◆ Records provided:
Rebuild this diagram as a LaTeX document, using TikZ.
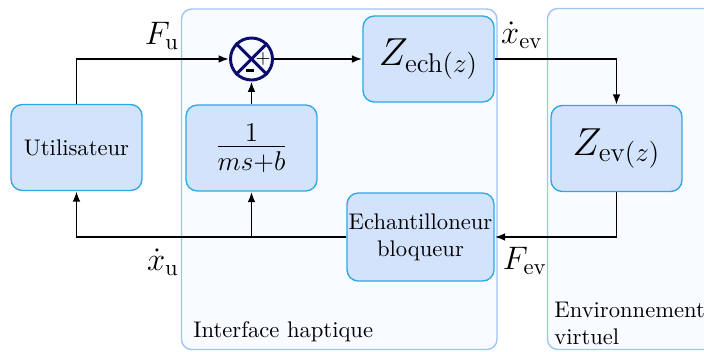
\documentclass[tikz,border=0pt]{standalone}
\usetikzlibrary{arrows.meta}
\definecolor{boxfill}{HTML}{D3E3FC}
\definecolor{boxedge}{HTML}{2CA8E2}
\definecolor{panelfill}{HTML}{F8FBFF}
\definecolor{paneledge}{HTML}{9EC4EF}
\definecolor{navy}{HTML}{0C0C6C}
\begin{document}
\begin{tikzpicture}[x=0.4425pt,y=-0.4425pt,
  blk/.style={draw=boxedge, fill=boxfill, rounded corners=5pt, line width=0.6pt,
    minimum width=131*0.4425pt, minimum height=86*0.4425pt, inner sep=0pt, align=center},
  panel/.style={draw=paneledge, fill=panelfill, rounded corners=4.5pt, line width=0.6pt},
  conn/.style={line width=0.8pt, -{Latex[length=4.6pt,width=3.4pt]}},
  sumj/.style={circle, draw=navy, line width=1.3pt, minimum size=42*0.4425pt, inner sep=0pt},
  lbl/.style={inner sep=0pt, font=\fontsize{13.8pt}{16pt}\selectfont}]
\useasboundingbox (0,0) rectangle (704,351);
\clip (0,0) rectangle (704,351);
% panels
\draw[panel] (181.5,9) rectangle (497,349.5);
\draw[panel] (547.5,8.5) rectangle (730,349.5);
\node[anchor=base west, inner sep=0pt] (tih) at (193,337.5) {Interface haptique};
\node[anchor=north west, inner sep=0pt, align=left] (tev) at (554,302) {Environnement\\virtuel};
% blocks
\node[blk] (util) at (76.5,147.5) {Utilisateur};
\node[blk] (frac) at (251.5,148) {\LARGE$\frac{1}{ms+b}$};
\node[blk] (zech) at (428.5,59) {\LARGE$Z_{\mathrm{ech}(z)}$};
\node[blk] (zev) at (616.5,148.5) {\LARGE$Z_{\mathrm{ev}(z)}$};
\node[blk, minimum width=147*0.4425pt, minimum height=88*0.4425pt] (ech) at (420.5,237) {Echantilloneur\\bloqueur};
% summing junction
\node[sumj] (sum) at (251.5,59) {};
\draw[navy, line width=1.3pt] (sum.north west) -- (sum.south east);
\draw[navy, line width=1.3pt] (sum.north east) -- (sum.south west);
\node[inner sep=0pt] (plus) at (263,58.5) {\footnotesize$+$};
\node[inner sep=0pt] (minus) at (250,70.5) {\rule{3.6pt}{1.3pt}};
% connectors
\draw[conn] (util.north) |- (sum.west);
\draw[conn] (sum.east) -- (zech.west);
\draw[conn] (zech.east) -| (zev.north);
\draw[conn] (zev.south) |- (ech.east);
\draw[conn] (ech.west) -| (util.south);
\coordinate (br) at (frac.south |- ech.west);
\draw[conn] (br) -- (frac.south);
\draw[conn] (frac.north) -- (sum.south);
% labels
\node[lbl] (lfu) at (162,36) {$F_{\mathrm{u}}$};
\node[lbl] (lxu) at (163,262) {$\dot{x}_{\mathrm{u}}$};
\node[lbl] (lxev) at (522,35) {$\dot{x}_{\mathrm{ev}}$};
\node[lbl] (lfev) at (525,261) {$F_{\mathrm{ev}}$};
\end{tikzpicture}
\end{document}
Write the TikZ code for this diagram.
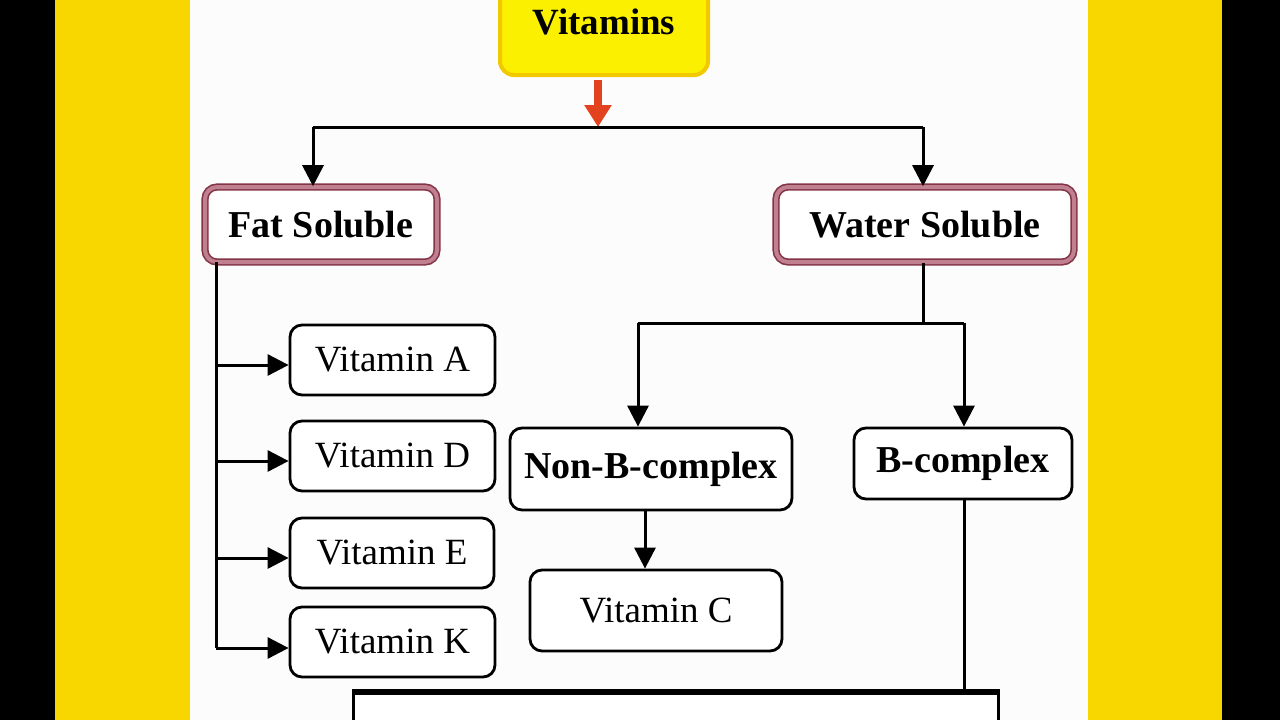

◆ Exercise details:
Copy each line in the data that holds the word "this".

◆ Correct response:
Rebuild this diagram as a LaTeX document, using TikZ.
Write the TikZ code for this diagram.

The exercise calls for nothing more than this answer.